Boston Globe reporter James Pindell was among the journalists at the rally who shared that Trump supporters "turned on the media"—a frequent target of Trump during his presidency—after the shooting.
"The crowd was angry," he wrote. "Middle fingers were everywhere. They asked the press if they were happy and blamed the media. 'You did this,' they said to reporters."
Allies of Trump including Sen. J.D. Vance (R-Ohio), Rep. Lauren Boebert (R-Colo.), Rep. Mike Collins (R-Ga.), and former White House adviser Stephen Miller immediately placed blame with President Joe Biden, claiming the attack was the result of warnings that electing the former president to a second term would threaten democracy.
Rep. Mark Pocan (D-Wis.) denounced Collins' claim that Biden "sent the orders," calling it "a continuation of the bullshit rhetoric that drives political violence."
"A likely assassination attempt and gun violence on Trump is awful on many levels," said Pocan. "Adding jet fuel to the political climate is unbecoming of a member of Congress."
Trump, who spread baseless lies that the 2020 election was rigged against him and urged his supporters to riot at the U.S. Capitol on January 6, 2021 as Congress was certifying the results, has said he would act as a dictator on "day one" of his potential presidency.
Dozens of people who worked in his administration helped to write Project 2025, a far-right political agenda aimed at consolidating power with the president and dismantling parts of the federal government, and he has named political opponents he aims to prosecute and pledged to deploy the military to stop political protests.
"One response to Trump's attempted shooting (apparently by a registered Republican) we must NOT take is to stop framing the existential nature of this election," said political organizer Aaron Regunberg. "The problem isn't Democrats saying Trump is attacking our democracy—the problem is that he's attacking our democracy."
One audience member was killed and two were seriously injured after the gunman, identified as 20-year-old Thomas Matthew Crooks of Bethel Park, Pennsylvania, fired several shots from a rooftop near Butler Farm Show, where the rally was held.
Trump was escorted off the stage after a bullet "pierced the upper part of his right ear," The New York Timesreported. The Secret Service reported that Crooks had been killed after firing his weapon, and that officials found an AR-15-type semiautomatic rifle near his body.
Authorities did not identify a motive for the shooting.
Crooks was registered as a Republican in his hometown; records also showed that someone named Thomas Crooks donated $15 to a liberal voter turnout campaign called the Progressive Turnout Project in January 2021.
"This remains an active and ongoing investigation," said the FBI in a statement Sunday, as law enforcement agents closed down all roads leading to the home of the suspect's family in Bethel Park in the Pittsburgh area.

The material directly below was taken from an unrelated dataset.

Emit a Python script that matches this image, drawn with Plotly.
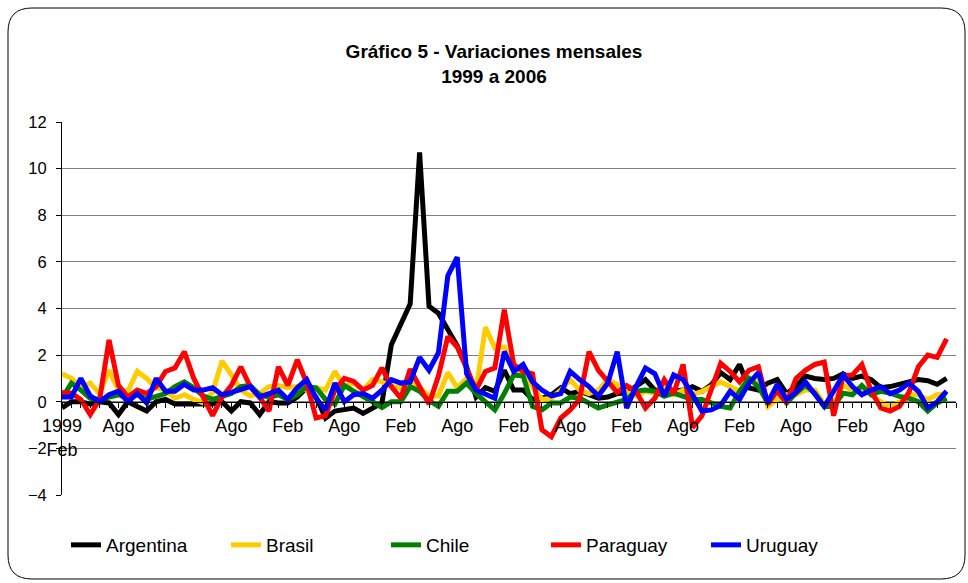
import plotly.graph_objects as go

# Monthly variations, Feb 1999 .. Dec 2006 (95 months)
month_idx = list(range(95))
tick_pos = list(range(0, 95, 6))
tick_text = ["1999<br>Feb"] + ["Ago", "Feb"] * 7 + ["Ago"]

argentina = [
    -0.27, 0.0, 0.0, -0.1, 0.0, -0.05, -0.55, 0.0, -0.2, -0.4, 0.0, 0.1,
    -0.1, -0.1, -0.1, -0.1, -0.1, 0.0, -0.4, 0.0, -0.05, -0.55, 0.0, -0.05,
    -0.05, 0.2, 0.6, 0.2, -0.7, -0.4, -0.35, -0.27, -0.5, -0.27, -0.05, 2.45,
    3.3, 4.2, 10.7, 4.1, 3.8, 3.15, 2.4, 1.5, 0.2, 0.6, 0.45, 1.35,
    0.5, 0.5, 0.1, 0.15, 0.3, 0.6, 0.35, 0.45, 0.3, 0.15, 0.2, 0.35,
    0.37, 0.65, 0.95, 0.5, 0.45, 0.45, 0.5, 0.65, 0.45, 0.73, 1.25, 0.95,
    1.6, 0.6, 0.5, 0.8, 0.95, 0.35, 0.65, 1.1, 1.0, 0.95, 1.0, 1.2,
    1.0, 1.1, 0.95, 0.6, 0.65, 0.75, 0.85, 0.95, 0.9, 0.75, 1.0,
]
brasil = [
    1.2, 1.0, 0.65, 0.8, 0.35, 1.35, 0.5, 0.45, 1.3, 1.0, 0.6, 0.5,
    0.15, 0.3, 0.1, -0.05, 0.4, 1.75, 1.15, 0.5, 0.25, 0.35, 0.65, 0.7,
    0.6, 0.65, 0.5, 0.6, 0.5, 1.3, 0.65, 0.8, 0.5, 0.95, 0.85, 0.65,
    0.6, 1.0, 0.6, 0.25, 0.25, 1.25, 0.6, 1.0, 0.5, 3.2, 2.3, 2.35,
    1.3, 1.15, 0.65, 0.1, 0.15, 0.5, 0.95, 0.5, 0.35, 0.5, 0.95, 0.75,
    0.4, 0.25, 0.45, 0.37, 0.6, 0.3, 0.5, 0.3, 0.45, 0.65, 0.85, 0.65,
    0.45, 1.0, 1.0, -0.2, 0.1, 0.3, 0.3, 0.5, 0.5, -0.1, -0.05, 0.7,
    0.5, 0.6, 0.3, 0.0, -0.2, 0.0, 0.3, 0.3, 0.1, 0.3, 0.35,
]
chile = [
    0.15, 0.8, 0.5, 0.15, 0.1, 0.2, 0.3, 0.15, 0.3, 0.1, 0.2, 0.35,
    0.65, 0.85, 0.6, 0.25, 0.1, 0.2, 0.35, 0.65, 0.7, 0.3, 0.2, 0.3,
    0.1, 0.3, 0.65, 0.6, 0.1, -0.1, 0.7, 0.45, 0.25, 0.0, -0.25, 0.0,
    0.0, 0.65, 0.45, 0.05, -0.2, 0.45, 0.45, 0.8, 0.35, 0.0, -0.35, 0.35,
    1.15, 1.1, -0.2, -0.35, -0.05, -0.05, 0.2, 0.15, -0.05, -0.27, -0.13, 0.0,
    0.1, 0.45, 0.5, 0.45, 0.23, 0.37, 0.23, 0.1, 0.1, -0.05, -0.2, -0.27,
    0.45, 1.0, 0.65, -0.05, 0.45, -0.05, 0.37, 0.7, 0.37, -0.2, -0.2, 0.37,
    0.3, 0.7, 0.3, 0.45, 0.37, 0.23, 0.15, 0.0, -0.4, -0.05, 0.15,
]
paraguay = [
    0.4, 0.37, 0.1, -0.55, 0.1, 2.65, 0.7, 0.2, 0.5, 0.35, 0.65, 1.3,
    1.45, 2.15, 1.0, 0.25, -0.6, 0.2, 0.7, 1.5, 0.65, 0.2, -0.4, 1.5,
    0.7, 1.8, 0.8, -0.7, -0.6, 0.5, 1.0, 0.87, 0.5, 0.7, 1.45, 0.65,
    0.15, 1.4, 0.6, -0.1, 1.1, 2.8, 2.35, 1.4, 0.5, 1.3, 1.45, 3.95,
    1.6, 1.3, 1.2, -1.2, -1.5, -0.7, -0.35, 0.1, 2.15, 1.35, 0.85, 0.4,
    0.7, 0.45, -0.27, 0.15, 0.95, 0.35, 1.6, -1.1, -0.6, 0.5, 1.65, 1.3,
    0.85, 1.35, 1.5, -0.1, 0.5, -0.05, 1.0, 1.35, 1.6, 1.7, -0.6, 1.1,
    1.15, 1.6, 0.45, -0.27, -0.4, -0.2, 0.4, 1.5, 2.0, 1.9, 2.7,
]
uruguay = [
    0.2, 0.2, 1.0, 0.25, 0.0, 0.3, 0.45, 0.0, 0.35, -0.05, 1.0, 0.45,
    0.45, 0.75, 0.5, 0.5, 0.6, 0.3, 0.4, 0.55, 0.65, 0.2, 0.35, 0.5,
    0.1, 0.6, 0.95, 0.15, -0.35, 0.8, 0.0, 0.3, 0.35, 0.15, 0.5, 0.95,
    0.8, 0.85, 1.9, 1.35, 2.1, 5.4, 6.2, 1.2, 0.5, 0.35, 0.15, 2.15,
    1.3, 1.6, 0.85, 0.5, 0.25, 0.35, 1.3, 0.95, 0.65, 0.25, 0.8, 2.15,
    -0.27, 0.65, 1.45, 1.2, 0.25, 1.15, 0.95, 0.3, -0.4, -0.35, -0.15, 0.45,
    0.1, 0.8, 1.25, -0.05, 0.75, 0.1, 0.4, 0.85, 0.3, -0.2, 0.45, 1.15,
    0.65, 0.3, 0.5, 0.65, 0.35, 0.5, 0.8, 0.45, -0.27, 0.0, 0.45,
]

series = [
    ("Argentina", argentina, "#000000"),
    ("Brasil", brasil, "#FFCC00"),
    ("Chile", chile, "#008000"),
    ("Paraguay", paraguay, "#FF0000"),
    ("Uruguay", uruguay, "#0000FF"),
]

FONT = "Liberation Sans, Arial, sans-serif"
W, H = 968, 583
L, R, T, B = 62, 12, 122, 88

fig = go.Figure()
for name, vals, color in series:
    fig.add_trace(go.Scatter(
        x=month_idx, y=vals, mode="lines", name=name,
        line=dict(color=color, width=5),
    ))


def to_paper(px, py):
    return (px - L) / (W - L - R), (H - B - py) / (H - T - B)


# rounded chart frame
x0, y0, x1, y1, r = 8, 8, 965, 579, 24
pts = [
    ("M", [(x0 + r, y0)]), ("L", [(x1 - r, y0)]), ("Q", [(x1, y0), (x1, y0 + r)]),
    ("L", [(x1, y1 - r)]), ("Q", [(x1, y1), (x1 - r, y1)]),
    ("L", [(x0 + r, y1)]), ("Q", [(x0, y1), (x0, y1 - r)]),
    ("L", [(x0, y0 + r)]), ("Q", [(x0, y0), (x0 + r, y0)]),
]
path = ""
for cmd, ps in pts:
    path += cmd + " ".join("%.4f,%.4f" % to_paper(*p) for p in ps) + " "
path += "Z"
fig.add_shape(type="path", path=path, xref="paper", yref="paper",
              line=dict(color="black", width=1))

lx, ly = to_paper(66, 545)
fig.update_layout(
    width=W, height=H,
    margin=dict(l=L, r=R, t=T, b=B),
    paper_bgcolor="white", plot_bgcolor="white",
    font=dict(family=FONT, size=16, color="black"),
    title=dict(
        text="<b>Gráfico 5 - Variaciones mensales</b><br><b>1999 a 2006</b>",
        x=to_paper(494, 0)[0], xref="paper", xanchor="center",
        y=1 - 58 / H, yref="container", yanchor="middle",
        font=dict(family=FONT, size=19, color="black"),
    ),
    xaxis=dict(
        range=[0, 95], anchor="free", position=0.25,
        showline=True, linecolor="black", linewidth=1,
        showgrid=False, zeroline=False,
        tickmode="array", tickvals=tick_pos, ticktext=tick_text,
        ticks="outside", ticklen=5, tickcolor="black",
        minor=dict(ticks="outside", ticklen=5, tickcolor="black",
                   dtick=1, tick0=0, showgrid=False),
        tickfont=dict(size=18), ticklabelstandoff=3,
    ),
    yaxis=dict(
        range=[-4, 12], dtick=2,
        showline=True, linecolor="black", linewidth=1,
        showgrid=True, gridcolor="#808080", gridwidth=1,
        zeroline=False, ticks="outside", ticklen=5, tickcolor="black",
        tickfont=dict(size=16.5), ticklabelstandoff=6,
    ),
    legend=dict(
        orientation="h", x=lx, y=ly, xanchor="left", yanchor="middle",
        font=dict(size=19), entrywidth=115, itemwidth=30,
        bgcolor="rgba(0,0,0,0)",
    ),
    showlegend=True,
)

fig.write_html("out.html", config={"displayModeBar": False},
               post_script="document.body.style.margin='0';")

David Hogg, who survived the 2018 Parkland, Florida school shooting and co-founded March for Our Lives, said the gunman's ability to fire at the president and kill an audience member while in the presence of Secret Service agents and police is the latest proof that people across the U.S. are vulnerable to gun violence due to a lack of strict gun control laws, which Republican lawmakers have long refused to pass.
"What happened today is unacceptable and what happens every day to kids who aren't the president and don't survive isn't either," said Hogg. "It's insane we have such a major problem with gun violence in America that no one—not even a presidential candidate—is safe."